I had the pleasure of attending the Ohio No-Till Field Day on Sept. 8. Here’s a few notable comments from the event held at Keith Kemp’s farm in W. Manchester, Ohio, that drew 100 folks.
1. Successfully no-tilling corn relies on successful stand establishment, says Purdue University agronomist Bob Nielsen.
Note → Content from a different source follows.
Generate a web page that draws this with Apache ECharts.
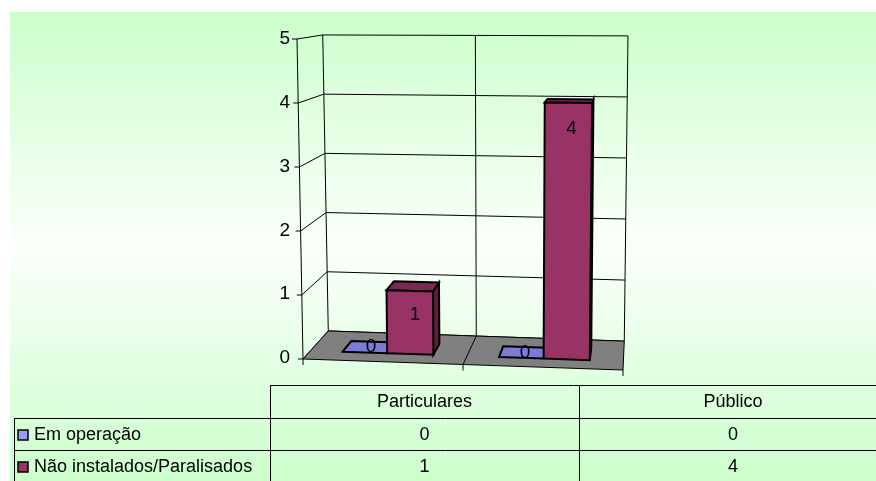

Successful stand establishment requires vigorous, uniform germination and seedling emergence. “The sins of planting will haunt you all season,” Nielsen says, quoting former Purdue University agronomy superintendent Ozzie Luetkenmeier.
2. “If you could pick and choose when you plant corn, you’d wait ’til soil temperatures are 55 degrees or more,” Nielsen says.
3. With cover crops, always make sure you are using the right inoculum, says David Brandt, Ohio no-tiller and cover crop user. Turnips do not need to be
inoculated. Legumes do.
4. “If you really want to get corn to come up fast, wait ’til mid-June and it will come up in 3 or 4 days,” Purdue University agronomist Bob Nielsen
5. “Rain will compact the heck out of the soil,” says Matt Denton, Ohio Department of Natural Resources. He adds: “I wouldn’t deep till anything. I’m not totally against tillage. I am a proponent of cover crops.”
6. “More diversity in the soil helps the soil weather adversity,” says George Derrington, USDA NRCS for Ohio.
7. Buckwheat is very good for breaking up soil compaction, says Jim Hoorman, Ohio State University Extension educator. Cereal rye helps break up horizontal compaction, while tillage radishes help with vertical compaction.
8. Soybeans drilled in 7.5-inch rows are very poorly rooted, Hoorman says. Improve the soil structure, then 10- and 15-inch rows will work for no-till soybeans.
9. There’s a difference between radishes for cover crops, Hoorman, Ohio says. Different seed size affects seeding with a plate. Some will germinate before others.
10. I am impressed with the number of nightcrawler burrows I found, said Nielsen, while standing in a soil pit in Keith Kemp’s no-tilled corn field.
11. “What should you look for in a root pit?” a farmer asked Nielsen. “Are you getting compacted root development?” Nielsen responded.
12. “For a lot of growers, the first, best thing they could do for their soils is to improve drainage,” Nielsen says. “It’s a substantial investment.”
13. There’s much talk about drought tolerance in the seed business. “But if we had soggy soil tolerance in the eastern Corn Belt, that would help us out,” Nielsen says.
14. “Manure is a tremendous asset and also a risk,” says Bruce Clevenger, Ohio State University Extension educator for Defiance County. Just the sight
of manure can anger some in the public. “People smell with their eyes,” he says. “We’d rather do this manure management voluntary in agriculture or it will
be regulated on us.”
15. “Include wheat into your crop rotation so you have some place to apply the manure in the summer,” says Bob Featheringill, an Attica, Ohio, no-tiller.